MQ stands for messaging queue.
It's an abstraction layer that allows multiple processes (likely on different machines) to communicate via various models (e.g., point-to-point, publish subscribe, etc.). Depending on the implementation, it can be configured for things like guaranteed reliability, error reporting, security, discovery, performance, etc.
You can do all this manually with sockets, but it's very difficult.
For example: Suppose you want to processes to communicate, but one of them can die in the middle and later get reconnected. How would you ensure that interim messages were not lost? MQ solutions can do that for you.
Message queueuing systems are supposed to give you several bonuses. Among most important ones are monitoring and transactional behavior.
Transactional design is important if you want to be immune to failures, such as power failure. Imagine that you want to notify a bank system of ATM money withdrawal, and it has to be done exactly once per request, no matter what servers failed temporarily in the middle. MQ systems would allow you to coordinate transactions across multiple database, MQ and other systems.
Needless to say, such systems are very slow compared to named pipes, TCP or other non-transactional tools. If high performance is required, you would not allow your messages to be written thru disk. Instead, it will complicate your design - to achieve exotic reliable AND fast communication, which pushes the designer into really non-trivial tricks.
MQ systems normally allow users to watch the queue contents, write plugins, clear queus, etc.
MQ simply stands for Message Queue.
You would use one when you need to reliably send a inter-process/cross-platform/cross-application message that isn't time dependent.
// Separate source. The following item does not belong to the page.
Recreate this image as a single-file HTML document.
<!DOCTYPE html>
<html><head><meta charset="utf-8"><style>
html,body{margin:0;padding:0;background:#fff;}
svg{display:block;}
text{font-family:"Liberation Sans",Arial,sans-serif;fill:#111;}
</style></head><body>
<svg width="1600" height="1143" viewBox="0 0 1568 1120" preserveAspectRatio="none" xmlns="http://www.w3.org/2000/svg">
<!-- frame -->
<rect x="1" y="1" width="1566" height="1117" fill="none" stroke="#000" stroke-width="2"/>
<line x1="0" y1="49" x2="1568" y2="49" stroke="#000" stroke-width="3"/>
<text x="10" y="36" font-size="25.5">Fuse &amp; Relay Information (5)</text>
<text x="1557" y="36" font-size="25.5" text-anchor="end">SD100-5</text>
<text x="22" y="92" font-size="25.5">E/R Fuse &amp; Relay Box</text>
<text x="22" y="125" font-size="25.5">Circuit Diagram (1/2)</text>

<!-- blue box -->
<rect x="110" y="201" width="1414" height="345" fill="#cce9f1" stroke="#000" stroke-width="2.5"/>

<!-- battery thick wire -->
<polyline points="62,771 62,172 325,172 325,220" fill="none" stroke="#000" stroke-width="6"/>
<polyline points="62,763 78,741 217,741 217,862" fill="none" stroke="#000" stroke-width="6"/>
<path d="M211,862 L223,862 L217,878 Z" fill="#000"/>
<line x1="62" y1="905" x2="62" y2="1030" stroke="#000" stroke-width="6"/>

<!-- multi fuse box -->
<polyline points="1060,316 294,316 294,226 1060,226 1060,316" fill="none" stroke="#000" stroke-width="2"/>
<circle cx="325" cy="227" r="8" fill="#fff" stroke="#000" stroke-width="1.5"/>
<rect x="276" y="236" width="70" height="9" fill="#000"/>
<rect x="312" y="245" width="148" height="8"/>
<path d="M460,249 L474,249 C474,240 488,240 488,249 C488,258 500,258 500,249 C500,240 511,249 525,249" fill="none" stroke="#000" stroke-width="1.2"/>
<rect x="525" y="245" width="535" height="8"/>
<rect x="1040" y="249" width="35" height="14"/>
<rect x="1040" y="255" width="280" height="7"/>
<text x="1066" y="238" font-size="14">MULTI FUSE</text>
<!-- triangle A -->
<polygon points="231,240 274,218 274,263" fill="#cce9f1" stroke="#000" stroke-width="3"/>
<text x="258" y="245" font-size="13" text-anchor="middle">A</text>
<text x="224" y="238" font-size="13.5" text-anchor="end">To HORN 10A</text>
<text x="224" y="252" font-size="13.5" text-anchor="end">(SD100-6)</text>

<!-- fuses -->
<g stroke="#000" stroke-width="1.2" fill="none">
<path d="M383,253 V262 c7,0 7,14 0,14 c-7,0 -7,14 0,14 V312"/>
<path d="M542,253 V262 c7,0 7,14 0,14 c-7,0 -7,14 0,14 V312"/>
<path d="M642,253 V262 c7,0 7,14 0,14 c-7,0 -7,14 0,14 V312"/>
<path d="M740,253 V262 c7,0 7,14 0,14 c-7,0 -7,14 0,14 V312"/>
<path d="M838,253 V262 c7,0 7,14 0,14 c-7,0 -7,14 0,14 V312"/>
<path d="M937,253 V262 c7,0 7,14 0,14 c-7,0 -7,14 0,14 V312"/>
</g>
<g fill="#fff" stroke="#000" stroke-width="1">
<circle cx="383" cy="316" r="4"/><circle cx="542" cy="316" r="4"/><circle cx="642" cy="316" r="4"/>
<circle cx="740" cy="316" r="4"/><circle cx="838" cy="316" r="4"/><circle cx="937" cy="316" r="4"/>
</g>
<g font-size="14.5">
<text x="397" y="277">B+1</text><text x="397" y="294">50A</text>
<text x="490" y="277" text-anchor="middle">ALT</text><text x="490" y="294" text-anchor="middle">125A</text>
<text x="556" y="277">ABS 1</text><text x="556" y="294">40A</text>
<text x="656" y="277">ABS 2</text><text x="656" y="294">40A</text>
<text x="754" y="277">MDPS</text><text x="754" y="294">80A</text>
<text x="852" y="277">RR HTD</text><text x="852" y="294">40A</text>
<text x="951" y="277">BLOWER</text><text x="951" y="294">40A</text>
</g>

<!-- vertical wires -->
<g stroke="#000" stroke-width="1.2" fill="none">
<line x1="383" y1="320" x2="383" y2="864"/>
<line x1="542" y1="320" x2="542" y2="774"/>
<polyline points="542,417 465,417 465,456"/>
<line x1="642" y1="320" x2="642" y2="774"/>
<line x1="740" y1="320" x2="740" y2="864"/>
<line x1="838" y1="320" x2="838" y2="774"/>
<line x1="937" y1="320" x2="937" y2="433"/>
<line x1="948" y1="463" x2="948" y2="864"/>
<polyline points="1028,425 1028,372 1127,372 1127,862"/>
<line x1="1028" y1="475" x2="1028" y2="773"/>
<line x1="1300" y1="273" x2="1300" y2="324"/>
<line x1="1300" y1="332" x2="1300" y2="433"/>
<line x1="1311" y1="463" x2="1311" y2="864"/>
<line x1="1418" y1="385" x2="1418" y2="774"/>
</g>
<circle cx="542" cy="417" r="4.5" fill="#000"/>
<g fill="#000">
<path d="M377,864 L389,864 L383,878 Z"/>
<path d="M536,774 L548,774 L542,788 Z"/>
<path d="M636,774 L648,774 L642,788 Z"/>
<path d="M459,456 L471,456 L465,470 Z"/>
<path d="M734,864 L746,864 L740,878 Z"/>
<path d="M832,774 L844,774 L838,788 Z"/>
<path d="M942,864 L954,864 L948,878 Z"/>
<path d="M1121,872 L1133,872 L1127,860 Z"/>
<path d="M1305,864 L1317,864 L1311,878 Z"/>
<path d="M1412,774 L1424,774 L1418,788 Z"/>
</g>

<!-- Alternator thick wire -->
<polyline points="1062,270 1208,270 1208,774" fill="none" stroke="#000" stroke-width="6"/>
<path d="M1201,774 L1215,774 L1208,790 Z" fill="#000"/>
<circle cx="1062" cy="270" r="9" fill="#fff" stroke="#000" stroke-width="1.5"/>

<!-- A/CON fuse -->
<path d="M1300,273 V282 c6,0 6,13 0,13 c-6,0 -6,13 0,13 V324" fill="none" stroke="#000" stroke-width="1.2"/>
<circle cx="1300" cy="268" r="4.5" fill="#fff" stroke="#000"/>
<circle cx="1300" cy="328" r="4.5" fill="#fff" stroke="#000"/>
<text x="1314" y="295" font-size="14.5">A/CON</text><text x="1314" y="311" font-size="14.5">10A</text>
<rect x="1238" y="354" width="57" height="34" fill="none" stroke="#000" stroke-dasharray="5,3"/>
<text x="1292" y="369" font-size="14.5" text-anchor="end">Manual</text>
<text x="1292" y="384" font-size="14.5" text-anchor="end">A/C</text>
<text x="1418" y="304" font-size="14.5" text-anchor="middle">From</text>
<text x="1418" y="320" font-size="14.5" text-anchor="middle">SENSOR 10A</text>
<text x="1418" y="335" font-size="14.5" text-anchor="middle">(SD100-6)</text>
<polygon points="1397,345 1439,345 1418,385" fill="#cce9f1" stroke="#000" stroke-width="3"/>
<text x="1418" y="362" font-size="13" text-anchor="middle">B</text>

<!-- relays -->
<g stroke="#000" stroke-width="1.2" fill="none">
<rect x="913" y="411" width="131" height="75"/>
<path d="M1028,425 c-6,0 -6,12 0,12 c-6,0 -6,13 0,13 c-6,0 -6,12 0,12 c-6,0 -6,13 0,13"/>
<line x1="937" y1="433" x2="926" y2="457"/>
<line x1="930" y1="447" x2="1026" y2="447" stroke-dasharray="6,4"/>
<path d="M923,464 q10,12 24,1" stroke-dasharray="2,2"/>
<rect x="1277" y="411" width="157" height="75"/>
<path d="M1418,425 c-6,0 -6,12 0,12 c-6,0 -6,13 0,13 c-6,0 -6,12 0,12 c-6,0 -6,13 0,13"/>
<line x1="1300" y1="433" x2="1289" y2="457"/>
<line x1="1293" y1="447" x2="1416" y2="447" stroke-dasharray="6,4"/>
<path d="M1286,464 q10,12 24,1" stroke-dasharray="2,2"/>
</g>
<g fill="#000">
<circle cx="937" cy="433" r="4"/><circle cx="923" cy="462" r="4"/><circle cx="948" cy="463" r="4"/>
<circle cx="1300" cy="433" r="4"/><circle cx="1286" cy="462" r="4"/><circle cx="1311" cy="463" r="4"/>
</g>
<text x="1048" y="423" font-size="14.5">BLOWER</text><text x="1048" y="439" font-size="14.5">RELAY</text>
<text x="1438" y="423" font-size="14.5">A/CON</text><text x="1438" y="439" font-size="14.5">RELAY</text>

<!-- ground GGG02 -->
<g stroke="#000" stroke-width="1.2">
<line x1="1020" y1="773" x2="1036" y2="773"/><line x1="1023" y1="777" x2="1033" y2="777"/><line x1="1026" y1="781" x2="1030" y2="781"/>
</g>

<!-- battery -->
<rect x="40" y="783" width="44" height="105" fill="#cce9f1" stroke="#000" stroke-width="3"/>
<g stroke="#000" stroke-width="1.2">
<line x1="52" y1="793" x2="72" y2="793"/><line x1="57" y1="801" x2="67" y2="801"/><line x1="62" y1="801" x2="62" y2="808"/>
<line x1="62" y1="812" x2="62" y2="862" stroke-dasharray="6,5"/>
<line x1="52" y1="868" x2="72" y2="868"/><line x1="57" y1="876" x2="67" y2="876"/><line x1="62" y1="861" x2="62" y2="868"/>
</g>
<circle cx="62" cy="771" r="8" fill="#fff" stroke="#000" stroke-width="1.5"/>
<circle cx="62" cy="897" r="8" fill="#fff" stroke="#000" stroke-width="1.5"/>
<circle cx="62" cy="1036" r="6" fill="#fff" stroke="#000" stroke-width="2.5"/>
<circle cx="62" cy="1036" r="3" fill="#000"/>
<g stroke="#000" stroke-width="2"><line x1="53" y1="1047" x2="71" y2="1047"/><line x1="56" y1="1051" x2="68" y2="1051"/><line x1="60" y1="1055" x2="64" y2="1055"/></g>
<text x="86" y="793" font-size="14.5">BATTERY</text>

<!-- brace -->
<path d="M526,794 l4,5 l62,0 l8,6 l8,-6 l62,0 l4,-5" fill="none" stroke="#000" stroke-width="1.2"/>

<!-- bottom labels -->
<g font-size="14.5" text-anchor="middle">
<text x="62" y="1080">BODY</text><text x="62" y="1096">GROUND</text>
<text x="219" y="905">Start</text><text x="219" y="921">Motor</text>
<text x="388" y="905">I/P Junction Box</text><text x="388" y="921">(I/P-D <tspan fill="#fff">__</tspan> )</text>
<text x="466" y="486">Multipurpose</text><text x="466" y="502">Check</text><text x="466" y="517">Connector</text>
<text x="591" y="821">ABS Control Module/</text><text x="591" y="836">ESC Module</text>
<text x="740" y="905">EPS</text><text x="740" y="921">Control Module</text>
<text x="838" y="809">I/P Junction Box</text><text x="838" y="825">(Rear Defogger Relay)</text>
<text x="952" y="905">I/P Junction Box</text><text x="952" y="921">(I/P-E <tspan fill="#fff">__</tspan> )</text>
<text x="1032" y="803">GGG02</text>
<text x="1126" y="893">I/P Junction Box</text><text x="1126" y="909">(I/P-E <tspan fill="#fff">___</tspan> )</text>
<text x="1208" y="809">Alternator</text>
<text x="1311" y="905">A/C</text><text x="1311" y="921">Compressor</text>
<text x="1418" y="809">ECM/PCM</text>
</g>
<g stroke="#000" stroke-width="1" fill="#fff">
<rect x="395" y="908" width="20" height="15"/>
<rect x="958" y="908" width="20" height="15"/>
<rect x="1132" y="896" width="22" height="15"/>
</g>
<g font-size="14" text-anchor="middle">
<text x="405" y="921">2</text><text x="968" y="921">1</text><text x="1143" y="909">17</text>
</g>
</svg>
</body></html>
The Message Queue receives the message, places it in the proper queue, and waits for the application to retrieve the message when ready.
reference: web services can be down and not available - what do you do then?
As an extension to that; what if your local network and your local pc is down as well?? While you wait for the system to recover the dependent deployed systems elsewhere waiting for that data needs to see an alternative data stream.
Otherwise, that might not be good enough 'real time' response for today's and very soon in the future Internet of Things (IOT) requirements.
if you want true parallel, non volatile storage of various FIFO streams(at least at some point along the signal chain) use an FPGA and FRAM memory. FRAM runs at clock speed and FPGA devices can be reprogrammed on the fly adding and taking away however many independent parallel data streams are needed(within established constraints of course).